PARIS (Reuters) - Hurricane Dean has destroyed all of Martinique's banana crop and 80 percent of the plantations in the nearby Caribbean island of Guadeloupe, the head of the banana producers union said on Saturday.

Eric de Lucy, president of the banana producers union for the two French islands, estimated the cost of the damage to be between 100 and 120 million euros ($134.5 to $161.4 million) and said he would be asking the French government for help.

"There are considerable economic consequences for this sector because there is not a single banana plant left standing in Martinique and more than 80 percent of the banana plantations in Guadeloupe are affected," he told France Info radio.

De Lucy said it would take about seven months to start production again and even then it would not be back to normal.

"In seven months we won't have the potential of 300,000 tonnes of production from Martinique of Guadeloupe. We will only have about half of that potential," he said.

"Clients in France are very attached to bananas from Guadeloupe and Martinique and during that time we won't be able to provide them."

Christian Estrosi, France's secretary of state for overseas territories, is due to arrive in Martinique on Saturday to assess the damage from the hurricane to Martinique.
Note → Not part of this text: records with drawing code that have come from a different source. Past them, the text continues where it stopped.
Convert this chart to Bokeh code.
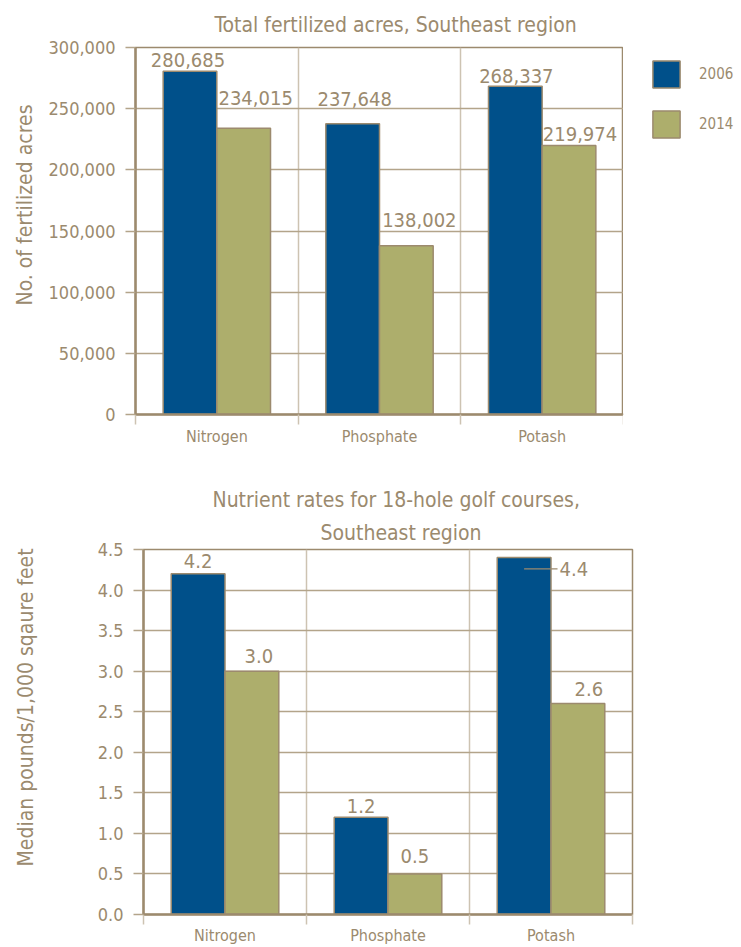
from bokeh.plotting import figure
from bokeh.models import (FixedTicker, Legend, LegendItem, ColumnDataSource, Title,
                          NumeralTickFormatter, Range1d, LinearAxis)
from bokeh.layouts import column, row
from bokeh.embed import file_html
from bokeh.resources import INLINE
from bokeh.core.properties import value

# ---------------- data ----------------
categories = ["Nitrogen", "Phosphate", "Potash"]
years = ["2006", "2014"]
acres_2006 = [280685, 237648, 268337]
acres_2014 = [234015, 138002, 219974]
rates_2006 = [4.2, 1.2, 4.4]
rates_2014 = [3.0, 0.5, 2.6]
acres_ticks = [0, 50000, 100000, 150000, 200000, 250000, 300000]
rate_ticks = [0.0, 0.5, 1.0, 1.5, 2.0, 2.5, 3.0, 3.5, 4.0, 4.5]

# ---------------- style ----------------
FONT = "'DejaVu Sans Condensed', 'Liberation Sans Narrow', Roboto"
TXT = "#9b8a6e"
AXIS = "#9c8a6e"
GRID = "#b3a48a"
VGRID = "#cdc3b2"
BLUE = "#00508a"
GREEN = "#adae6c"
W = 0.33
TITLE_SIZE = "21px"
AXLAB_SIZE = "21px"
TICK_SIZE = "18px"
XLAB_SIZE = "16px"
VAL_SIZE = "20px"

# label placement tweaks (pixels)
acres_dx_06, acres_dy_06 = [-2, 2, 1], [-4, -18, -3]
acres_dx_14, acres_dy_14 = [12, 13, 11], [-23, -19, -4]
rates_dx_06, rates_dy_06 = [0, 0], [-6, -4]
rates_dx_14, rates_dy_14 = [7, 0, 11], [-8, -11, -8]


def spacer(size):
    """An axis with no visible marks, used only to reserve space in a side panel."""
    return LinearAxis(ticker=FixedTicker(ticks=[0], minor_ticks=[]),
                      major_label_overrides={0: ""},
                      major_tick_out=size, major_tick_in=0, minor_tick_out=0, minor_tick_in=0,
                      major_tick_line_color=None, minor_tick_line_color=None,
                      axis_line_color=None, major_label_standoff=0)


def base_fig(width, height, ymax, yticks, fmt, ylabel, left, right, top, bottom,
             xstand, yspace, ylab_standoff, ylab_offset):
    p = figure(width=width, height=height, output_backend="svg", toolbar_location=None,
               x_range=Range1d(0, len(categories)), y_range=Range1d(0, ymax),
               min_border_left=left, min_border_right=right,
               min_border_top=top, min_border_bottom=bottom)
    p.background_fill_color = "white"
    p.border_fill_color = "white"
    p.outline_line_color = AXIS
    p.outline_line_width = 1.5
    p.outline_line_alpha = 1

    centers = [i + 0.5 for i in range(len(categories))]
    p.xaxis.ticker = FixedTicker(ticks=centers, minor_ticks=list(range(len(categories) + 1)))
    p.xaxis.major_label_overrides = {c: n for c, n in zip(centers, categories)}
    p.xaxis.major_tick_out = 0
    p.xaxis.major_tick_in = 0
    p.xaxis.minor_tick_out = 10
    p.xaxis.minor_tick_in = 0
    p.xaxis.minor_tick_line_color = VGRID
    p.xaxis.minor_tick_line_width = 1.5
    p.xaxis.axis_line_color = AXIS
    p.xaxis.axis_line_width = 2.5
    p.xaxis.major_label_standoff = xstand
    p.xaxis.major_label_text_font = FONT
    p.xaxis.major_label_text_font_size = XLAB_SIZE
    p.xaxis.major_label_text_color = TXT

    p.yaxis.ticker = FixedTicker(ticks=yticks, minor_ticks=[])
    p.yaxis.formatter = NumeralTickFormatter(format=fmt)
    p.yaxis.major_tick_out = 10
    p.yaxis.major_tick_in = 0
    p.yaxis.major_tick_line_color = GRID
    p.yaxis.major_tick_line_width = 1.5
    p.yaxis.minor_tick_line_color = None
    p.yaxis.axis_line_color = AXIS
    p.yaxis.axis_line_width = 2.5
    p.yaxis.major_label_standoff = 10
    p.yaxis.major_label_text_font = FONT
    p.yaxis.major_label_text_font_size = TICK_SIZE
    p.yaxis.major_label_text_color = TXT

    p.ygrid.ticker = FixedTicker(ticks=yticks)
    p.ygrid.grid_line_color = GRID
    p.ygrid.grid_line_width = 1.5
    p.xgrid.ticker = FixedTicker(ticks=list(range(1, len(categories))))
    p.xgrid.grid_line_color = VGRID
    p.xgrid.grid_line_width = 1.5

    # y-axis title (as a side title so it can sit off-centre like the original)
    if yspace > 0:
        p.add_layout(spacer(yspace), "left")
    p.add_layout(Title(text=ylabel, align="left", offset=ylab_offset,
                       standoff=ylab_standoff, text_font=FONT,
                       text_font_size=AXLAB_SIZE, text_font_style="normal",
                       text_color=TXT), "left")
    return p


def bar_style(color):
    return dict(fill_color=color, line_color=AXIS, line_width=1.5)


def add_bars(p, v06, v14):
    n = len(categories)
    src = ColumnDataSource(dict(
        x06=[i + 0.5 - W / 2 for i in range(n)],
        x14=[i + 0.5 + W / 2 for i in range(n)],
        v06=v06, v14=v14))
    p.vbar(x="x06", top="v06", width=W, bottom=0, source=src, **bar_style(BLUE))
    p.vbar(x="x14", top="v14", width=W, bottom=0, source=src, **bar_style(GREEN))


n = len(categories)

# ---------------- chart 1 ----------------
p1 = base_fig(623, 470, 300000, acres_ticks, "0,0", "No. of fertilized acres",
              135, 0, 47, 56, 2, 0, 18, 109)
p1.title.text = "Total fertilized acres, Southeast region"
p1.title.align = "left"
p1.title.offset = 79
p1.title.standoff = 21
p1.title.text_font = FONT
p1.title.text_font_size = TITLE_SIZE
p1.title.text_font_style = "normal"
p1.title.text_color = TXT

add_bars(p1, acres_2006, acres_2014)

lab1 = ColumnDataSource(dict(
    x=[i + 0.5 - W / 2 for i in range(n)] + [i + 0.5 + W / 2 for i in range(n)],
    y=acres_2006 + acres_2014,
    t=["{:,}".format(v) for v in acres_2006 + acres_2014],
    dx=acres_dx_06 + acres_dx_14,
    dy=acres_dy_06 + acres_dy_14))
p1.text(x="x", y="y", text="t", source=lab1, x_offset="dx", y_offset="dy",
        text_align="center", text_baseline="bottom",
        text_font=value(FONT), text_font_size=VAL_SIZE, text_color=TXT)

# legend, drawn in its own narrow panel to the right of chart 1
pl = figure(width=118, height=470, output_backend="svg", toolbar_location=None,
            x_range=Range1d(0, 1), y_range=Range1d(0, 1),
            min_border_left=0, min_border_right=0, min_border_top=0, min_border_bottom=0)
pl.axis.visible = False
pl.grid.visible = False
pl.outline_line_color = None
pl.background_fill_color = "white"
pl.border_fill_color = "white"
# swatch-only renderers (kept outside the visible range; only their legend glyphs show)
leg_r06 = pl.vbar(x=[-1], top=[0], width=0.1, **bar_style(BLUE))
leg_r14 = pl.vbar(x=[-1], top=[0], width=0.1, **bar_style(GREEN))
legend = Legend(items=[LegendItem(label=years[0], renderers=[leg_r06]),
                       LegendItem(label=years[1], renderers=[leg_r14])],
                location=(26, 273), orientation="vertical")
legend.glyph_width = 34
legend.glyph_height = 34
legend.spacing = 16
legend.padding = 0
legend.margin = 0
legend.label_standoff = 16
legend.label_text_font = FONT
legend.label_text_font_size = "15px"
legend.label_text_color = TXT
legend.border_line_color = None
legend.background_fill_alpha = 0
pl.add_layout(legend, "center")

# ---------------- chart 2 ----------------
p2 = base_fig(741, 477, 4.5, rate_ticks, "0.0", "Median pounds/1,000 sqaure feet",
              143, 109, 79, 20, 1, 45, 23, 48)
for line, so, off in [("Southeast region", 9, 177),
                      ("Nutrient rates for 18-hole golf courses,", 5, 69)]:
    t = Title(text=line, align="left", offset=off, text_font=FONT, text_font_size=TITLE_SIZE,
              text_font_style="normal", text_color=TXT, standoff=so)
    p2.add_layout(t, "above")

add_bars(p2, rates_2006, rates_2014)

# value labels above bars (all but the Potash 2006 one, which gets a leader line)
top_idx = [0, 1]
lab2 = ColumnDataSource(dict(
    x=[i + 0.5 - W / 2 for i in top_idx] + [i + 0.5 + W / 2 for i in range(n)],
    y=[rates_2006[i] for i in top_idx] + rates_2014,
    t=["{:.1f}".format(rates_2006[i]) for i in top_idx] + ["{:.1f}".format(v) for v in rates_2014],
    dx=rates_dx_06 + rates_dx_14,
    dy=rates_dy_06 + rates_dy_14))
p2.text(x="x", y="y", text="t", source=lab2, x_offset="dx", y_offset="dy",
        text_align="center", text_baseline="bottom",
        text_font=value(FONT), text_font_size=VAL_SIZE, text_color=TXT)

# leader-line label for Potash 2006
k = 2
lead = ColumnDataSource(dict(
    x0=[k + 0.5 - W / 2], x1=[k + 0.5 + 0.04], y=[rates_2006[k] - 0.14],
    t=["{:.1f}".format(rates_2006[k])]))
p2.segment(x0="x0", y0="y", x1="x1", y1="y", source=lead, line_color=TXT, line_width=1.2)
p2.text(x="x1", y="y", text="t", source=lead, x_offset=2,
        text_align="left", text_baseline="middle",
        text_font=value(FONT), text_font_size=VAL_SIZE, text_color=TXT)

layout = column(row(p1, pl), row(p2))
open("out.html", "w").write(file_html(layout, INLINE))
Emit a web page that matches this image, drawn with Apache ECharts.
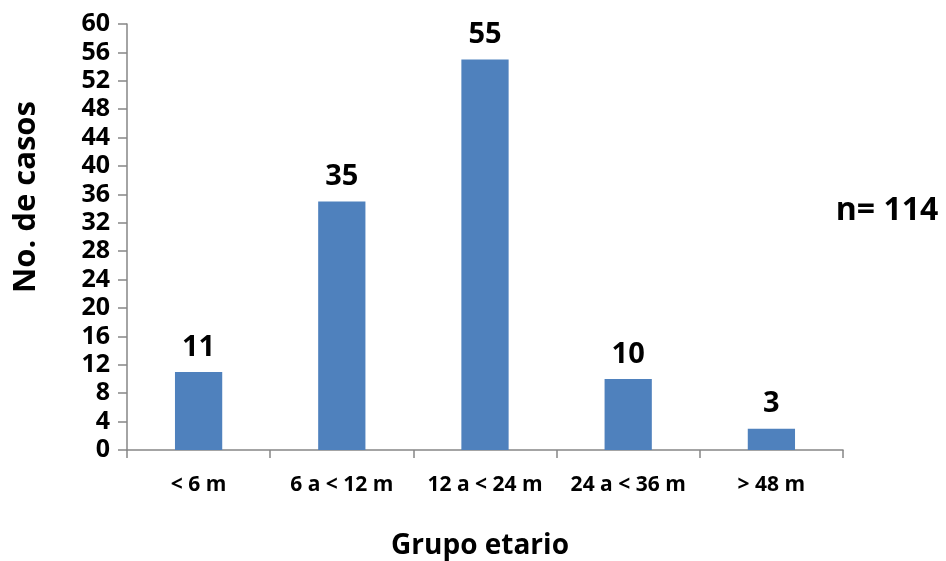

Dean trampled Martinique, and other Caribbean islands on Friday as a Category 2 storm, pounding the islands with 100 mph (160 kph) winds and torrential rains that triggered landslides, lifted roofs of houses and knocked out the power.

French television showed acres of flattened banana plants.

De Lucy said there was a risk that some plantation owners would be disheartened and would not want to replant their crops. Around 10,000 people are employed in the banana plantations in Martinique.

He said he would ask the government on Monday for help to get the plantations back to normal.

Estrosi said on Friday that 70 percent of sugar cane plantations in Martinique had also been destroyed in the storm.